Bangladeshi scientists complete genome sequencing of virus causing Covid-19

Child Health Research Foundation
The team members who did the sequencing are Md Saiful Islam Sajib (far left), Dr Senjuti Saha next to him, and Roly Malakar (sitting, centre). Photo: Collected

A team from Child Health Research Foundation (CHRF) has successfully completed the genome sequencing of the SARS Cov-2 virus in Bangladesh.

The announcement came late last evening in a press release provided by CHRF. SARS Cov-2 is the coronavirus that causes Covid-19.

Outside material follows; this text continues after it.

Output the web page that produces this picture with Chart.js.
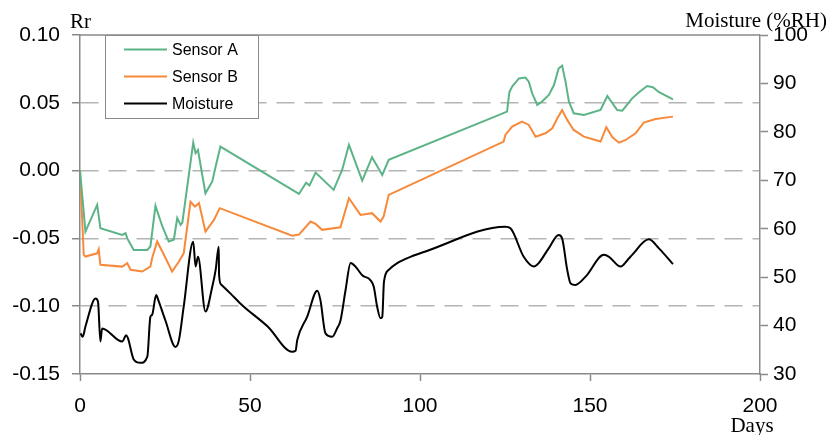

"We completed genome sequencing of the virus a few hours ago," confirmed Dr Senjuti Saha, the scientist who led the team of three. Other members of the team are: Roly Malaker and Md Saiful Islam Shajib. Dr Senjuti's father, eminent microbiologist and executive director of the organisation Dr Samir Kumar Saha, also gave leadership to the team.

Genome sequencing is the process of identifying what nucleotides -- the basic building block of DNA and RNA -- are present in a certain cell and in what order.

"The SARS Cov-2 virus cells contains RNA. RNA is made of four bases or 'letters' -- A (adenine), U (uracil), G (guanine), and C (cytosine). The virus is made up of about 29,000 letters and we had to figure out what the sequence was," explained Dr Senjuti.

As of right now they have only finished the genome sequencing of one sample, and plan to do around 80, she added.

"We have been working on this for over a month, but the actual work of sequencing was done over 4 days," said an excited Dr Senjuti.

"In addition, the biologists working on the genome sequencing also had a full 8-hour shift, testing samples from patients. We did not want patients to suffer while we tried to do genome sequencing. So all the work was done after hours," she said, speaking to this correspondent from Cambridge in England in the early hours of today, where she has been stuck because of the closing of borders.

"To make things harder, because I had come to Cambridge in mid-March and got stuck here, the collaboration had to be remote. My team in CHRF literally had to set up a camera in the space where they were doing the sequencing, so that I could see what was happening," described Dr Senjuti.

While scientists in Bangladesh have done genome sequencing of jute and hilsa (both of which have DNA), genome sequencing of cells containing RNA is a rare feat.

"Up until now, we usually had to send our samples abroad for sequencing and analysis. But with help with the Bill and Melinda Gates Foundation, we were able to purchase a sequencer and since before the pandemic hit, we had been practising and teaching our staff to sequence influenza viruses," said Dr Senjuti.


Doing genome sequencing of the virus means that scientists can begin to understand which strain it is, which country it came from, and when it came to Bangladesh.

"This will help us make predictions for the future -- when will we hit the peak?" explained Dr Senjuti. There are around 16,000 genome sequencing of this virus already done worldwide, that Bangladesh can compare against, she explained.

In addition, this means that vaccines can be explored. "Vaccines are being developed in other countries, but how do we know they will work for Bangladesh unless we know what the strain of the virus we have?" she said.

"We have also uploaded the results on an open-access database and hope that vaccine-makers will be able to see it and incorporate that into their vaccines," said Dr Senjuti.

The scientist has also made the sequencing protocol public and hopes that other laboratories around the country can train themselves and start sequencing samples.

"We assume that each month two 'letters' in the RNA mutate, which means this virus is constantly mutating. Therefore sequencing too, needs to be a constant process," she said.

Besides, having a group trained in genome sequencing can prevent the next pandemic in Bangladesh.

Dr Senjuti said that this would not have been possible if Directorate General of Health Services ( DGHS) had not given them samples to test.